In an interview with The Chronicle of Higher Education, Arcadia University President Ajay Nair recently recounted his experience in academe as a person of color and highlighted several ways that Arcadia might serve as a model for diversifying campus leadership. According to data from the American Council on Education, only 17 percent of college presidents identify as a racial minority. A mere two percent identify as Asian or Asian American.

Nair, who is Indian American, was the only person of color in Arcadia’s executive cabinet when he took office last year. Since then, he has worked to build a leadership team with “diversity of thought and style,” an approach that Nair says produces “great diversity across the board in terms of identity.” While Nair hasn’t approached this work aiming for “certain percentages of race of gender,” he has assembled a leadership team where 40 percent of members identify as people of color, and 60 percent are women. He has overseen a 20 percent increase in his governing board’s racial diversity, according to The Chronicle.

Bringing more diverse thought leadership to campus

Pennsylvania-based Arcadia, where most students receive need-based financial aid and one-third of undergraduates are first-generation students, benefits from “having leaders who better reflect the backgrounds and points of view of the student body,” Nair says. To achieve this, Nair—who is also a scholar of race and ethnicity—says he made sure to welcome a diverse applicant pool “who could all win the job” to avoid “tokenizing candidates.” In addition, he encouraged his hiring committees to search for candidates who would be “a wonderful university citizen” and “have a lasting impact,” rather than someone who fits in. “That’s so loaded,” he says. “We don’t want the person to fit in, actually.”

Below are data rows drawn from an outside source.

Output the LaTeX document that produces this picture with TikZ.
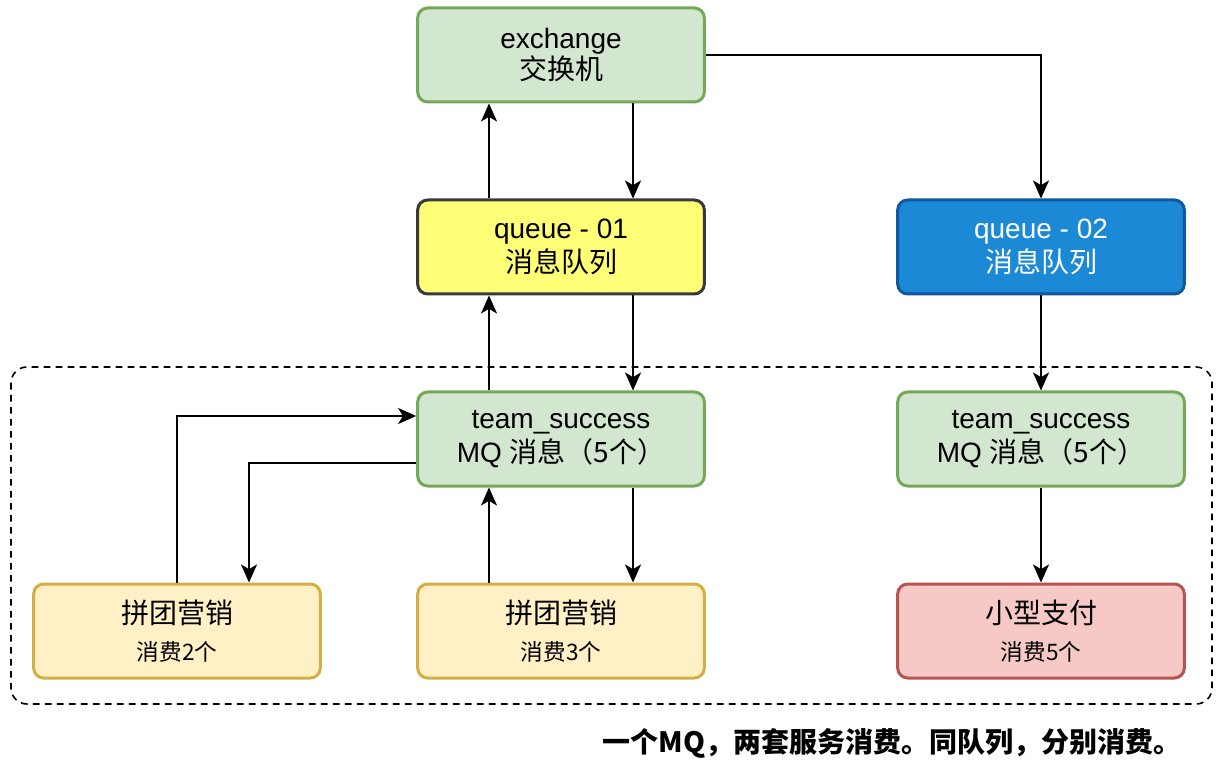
\documentclass[tikz,border=0pt]{standalone}
\usepackage{fontspec}
\setmainfont{Liberation Sans}
\newfontfamily\cjk{Noto Sans CJK SC}
\usepackage{tikz}
\usetikzlibrary{positioning, arrows.meta, calc}

\definecolor{greenfill}{HTML}{D2E6D0}
\definecolor{greenline}{HTML}{74AA57}
\definecolor{queuefill}{HTML}{FFFF77}
\definecolor{queueline}{HTML}{36393D}
\definecolor{bluefill}{HTML}{1B89D6}
\definecolor{blueline}{HTML}{10599E}
\definecolor{sandfill}{HTML}{FFF0C6}
\definecolor{sandline}{HTML}{D4AF45}
\definecolor{redfill}{HTML}{F6C8C6}
\definecolor{redline}{HTML}{B85450}

\tikzset{
    box/.style={rounded corners=7.5pt, line width=2.25pt, minimum width=215pt,
        minimum height=70.5pt, inner sep=0pt, align=center,
        font=\fontsize{21}{25.5}\selectfont},
    greenbox/.style={box, draw=greenline, fill=greenfill},
    sandbox/.style={box, draw=sandline, fill=sandfill},
    link/.style={line width=1.5pt, -{Stealth[length=13.5pt, width=12pt, inset=3.5pt]}},
}

\def\subline#1{{\fontsize{17}{22}\selectfont\cjk #1}}

\begin{document}
\begin{tikzpicture}[x=0.75pt, y=-0.75pt]
    \fill[white] (0,0) rectangle (1224,766);
    \useasboundingbox (0,0) rectangle (1224,766);

    % consumer group frame
    \draw[line width=1.2pt, dash pattern=on 5pt off 4pt, rounded corners=12pt]
        (11,367) rectangle (1212,704);

    % exchange and queues
    \node[greenbox] (ex) at (561,55) {\raisebox{-2pt}{exchange}\\{\cjk 交换机}};
    \node[box, draw=queueline, fill=queuefill] (q1) at (561,247) {queue - 01\\{\cjk 消息队列}};
    \node[box, draw=blueline, fill=bluefill, text=white] (q2) at (1041,247) {queue - 02\\{\cjk 消息队列}};

    % messages
    \node[greenbox] (ts1) at (561,439) {team\_success\\MQ {\cjk 消息（5个）}};
    \node[greenbox] (ts2) at (1041,439) {team\_success\\MQ {\cjk 消息（5个）}};

    % consumers
    \node[sandbox] (pt1) at (177,631) {{\cjk 拼团营销}\\[2pt]\subline{消费2个}};
    \node[sandbox] (pt2) at (561,631) {{\cjk 拼团营销}\\[2pt]\subline{消费3个}};
    \node[box, draw=redline, fill=redfill] (pay) at (1041,631) {{\cjk 小型支付}\\[2pt]\subline{消费5个}};

    % connectors
    \draw[link] ([xshift=-54pt]q1.north) -- ([xshift=-54pt]ex.south);
    \draw[link] ([xshift=54pt]ex.south) -- ([xshift=54pt]q1.north);
    \draw[link] (ex.east) -| (q2.north);
    \draw[link] ([xshift=54pt]q1.south) -- ([xshift=54pt]ts1.north);
    \draw[link] ([xshift=-54pt]ts1.north) -- ([xshift=-54pt]q1.south);
    \draw[link] (q2.south) -- (ts2.north);
    \draw[link] (ts2.south) -- (pay.north);
    \draw[link] (pt1.north) |- ([yshift=17.25pt]ts1.west);
    \draw[link] ([yshift=-18pt]ts1.west) -| ([xshift=54pt]pt1.north);
    \draw[link] ([xshift=-54pt]pt2.north) -- ([xshift=-54pt]ts1.south);
    \draw[link] ([xshift=54pt]ts1.south) -- ([xshift=54pt]pt2.north);

    % caption
    \node[anchor=east, font=\fontsize{21}{25}\selectfont\cjk\bfseries] (note) at (1186,743)
        {一个MQ，两套服务消费。同队列，分别消费。};
\end{tikzpicture}
\end{document}
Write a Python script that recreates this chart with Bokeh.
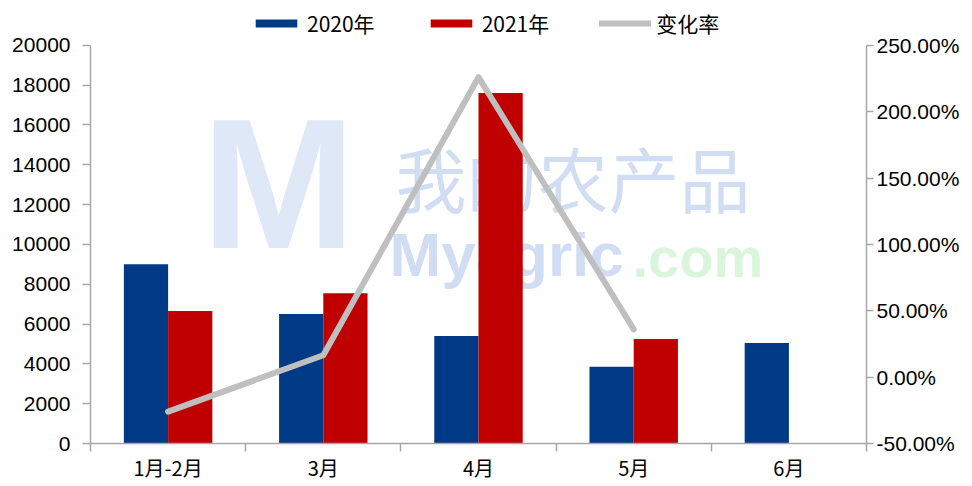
from bokeh.plotting import figure
from bokeh.models import (Range1d, LinearAxis, FixedTicker, NumeralTickFormatter,
                          Legend, LegendItem, Label)
from bokeh.embed import file_html
from bokeh.resources import INLINE

categories = ["1月-2月", "3月", "4月", "5月", "6月"]
v2020 = [9000, 6500, 5400, 3850, 5050]
v2021 = [6650, 7550, 17600, 5250, None]
rate = [-0.26, 0.165, 2.26, 0.36]
series_names = ["2020年", "2021年", "变化率"]
left_ticks = list(range(0, 20001, 2000))
right_ticks = [-0.5, 0, 0.5, 1.0, 1.5, 2.0, 2.5]

BLUE = "#003A86"
RED = "#C00000"
GRAY = "#BFBFBF"
AXC = "#A6A6A6"

# frame extends above the axes (room for the legend); axes are bounded
TOP, BOTTOM = 5, 445
AX_TOP = 45
ext = (BOTTOM - TOP) / (BOTTOM - AX_TOP)

n = len(categories)
centers = [i + 0.5 for i in range(n)]
bw = 0.285
x20 = [c - bw / 2 for c in centers]
y21 = [v for v in v2021 if v is not None]
x21 = [c + bw / 2 for c in centers[:len(y21)]]
xr = centers[:len(rate)]

lo, hi = left_ticks[0], left_ticks[-1]
plo, phi = right_ticks[0], right_ticks[-1]

p = figure(width=970, height=484, output_backend="svg", toolbar_location=None,
           x_range=Range1d(0, n), y_range=Range1d(lo, lo + (hi - lo) * ext),
           min_border_left=90, min_border_right=104, min_border_top=TOP,
           min_border_bottom=484 - BOTTOM)
p.extra_y_ranges = {"pct": Range1d(plo, plo + (phi - plo) * ext)}
p.outline_line_color = None
p.grid.visible = False
p.background_fill_color = "white"

# watermark (faint, behind the marks)
WMB = "#D0DDF3"
wm1 = Label(x=305, y=217, x_units="screen", y_units="screen", text="我的农产品",
            text_font="Noto Sans CJK SC", text_font_size="71px", text_color=WMB,
            level="image")
wm2 = Label(x=299, y=155, x_units="screen", y_units="screen", text="Myagric",
            text_font="Liberation Sans", text_font_size="62px", text_color=WMB,
            text_font_style="bold", level="image")
wm3 = Label(x=542, y=155, x_units="screen", y_units="screen", text=".com",
            text_font="Liberation Sans", text_font_size="56px", text_color="#D9F6DD",
            text_font_style="bold", level="image")
wm4 = Label(x=111, y=157, x_units="screen", y_units="screen", text="M",
            text_font="Liberation Sans", text_font_size="185px", text_color="#DFE8F6",
            text_font_style="bold", level="image")
for w in (wm4, wm1, wm2, wm3):
    p.add_layout(w)

r20 = p.vbar(x=x20, top=v2020, width=bw, fill_color=BLUE, line_color=None)
r21 = p.vbar(x=x21, top=y21, width=bw, fill_color=RED, line_color=None)
rl = p.line(xr, rate, y_range_name="pct", line_color=GRAY, line_width=6,
            line_cap="round", line_join="round")

# x axis
xa = p.xaxis[0]
xa.ticker = FixedTicker(ticks=centers, minor_ticks=list(range(n + 1)))
xa.major_label_overrides = {c: lab for c, lab in zip(centers, categories)}
xa.major_tick_line_color = None
xa.major_tick_out = 5
xa.major_tick_in = 0
xa.minor_tick_out = 8
xa.minor_tick_in = 0
xa.minor_tick_line_color = AXC
xa.minor_tick_line_width = 1.5
xa.axis_line_color = AXC
xa.axis_line_width = 1.5
xa.major_label_text_font = "Noto Sans CJK SC"
xa.major_label_text_font_size = "20px"
xa.major_label_text_color = "black"
xa.major_label_standoff = 1

# left axis
ya = p.yaxis[0]
ya.ticker = FixedTicker(ticks=left_ticks)
ya.bounds = (lo, hi)
ya.minor_tick_line_color = None
ya.major_tick_out = 8
ya.major_tick_in = 0
ya.major_tick_line_color = AXC
ya.major_tick_line_width = 1.5
ya.axis_line_color = AXC
ya.axis_line_width = 1.5
ya.major_label_text_font = "Liberation Sans"
ya.major_label_text_font_size = "21px"
ya.major_label_text_color = "black"
ya.major_label_standoff = 12

# right axis
ra = LinearAxis(y_range_name="pct")
ra.ticker = FixedTicker(ticks=right_ticks)
ra.bounds = (plo, phi)
ra.formatter = NumeralTickFormatter(format="0.00%")
ra.minor_tick_line_color = None
ra.major_tick_out = 7
ra.major_tick_in = 0
ra.major_tick_line_color = AXC
ra.major_tick_line_width = 1.5
ra.axis_line_color = AXC
ra.axis_line_width = 1.5
ra.major_label_text_font = "Liberation Sans"
ra.major_label_text_font_size = "21px"
ra.major_label_text_color = "black"
ra.major_label_standoff = 3
p.add_layout(ra, "right")

legend = Legend(items=[LegendItem(label=series_names[0], renderers=[r20]),
                       LegendItem(label=series_names[1], renderers=[r21]),
                       LegendItem(label=series_names[2], renderers=[rl])],
                location=(160, 405), orientation="horizontal")
legend.border_line_color = None
legend.background_fill_alpha = 0
legend.glyph_width = 52
legend.glyph_height = 10
legend.label_height = 24
legend.label_standoff = 5
legend.spacing = 50
legend.padding = 0
legend.margin = 0
legend.label_text_font = "Noto Sans CJK SC"
legend.label_text_font_size = "21px"
legend.label_text_color = "black"
p.add_layout(legend, "center")

open("out.html", "w").write(file_html(p, INLINE))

Having diverse thought leadership can transform a campus, Nair says. “Once you have that kind of thought leadership for the institution, they will begin to dismantle the kinds of oppressive systems that may exist.” Nair points, for instance, to the “JEDI” (justice, equity, diversity, and inclusion) values prioritized by his leadership team. Those aren’t just aspirational, he says. “We’re going to live these values.”

Nair hopes that Arcadia can serve as a model for other institutions looking to create more inclusive campuses. If colleges and universities don’t diversify their leadership teams, he says, higher education “will miss out on opportunities for innovation and creativity, and for really enhancing our efforts to improve student success through mentorship.”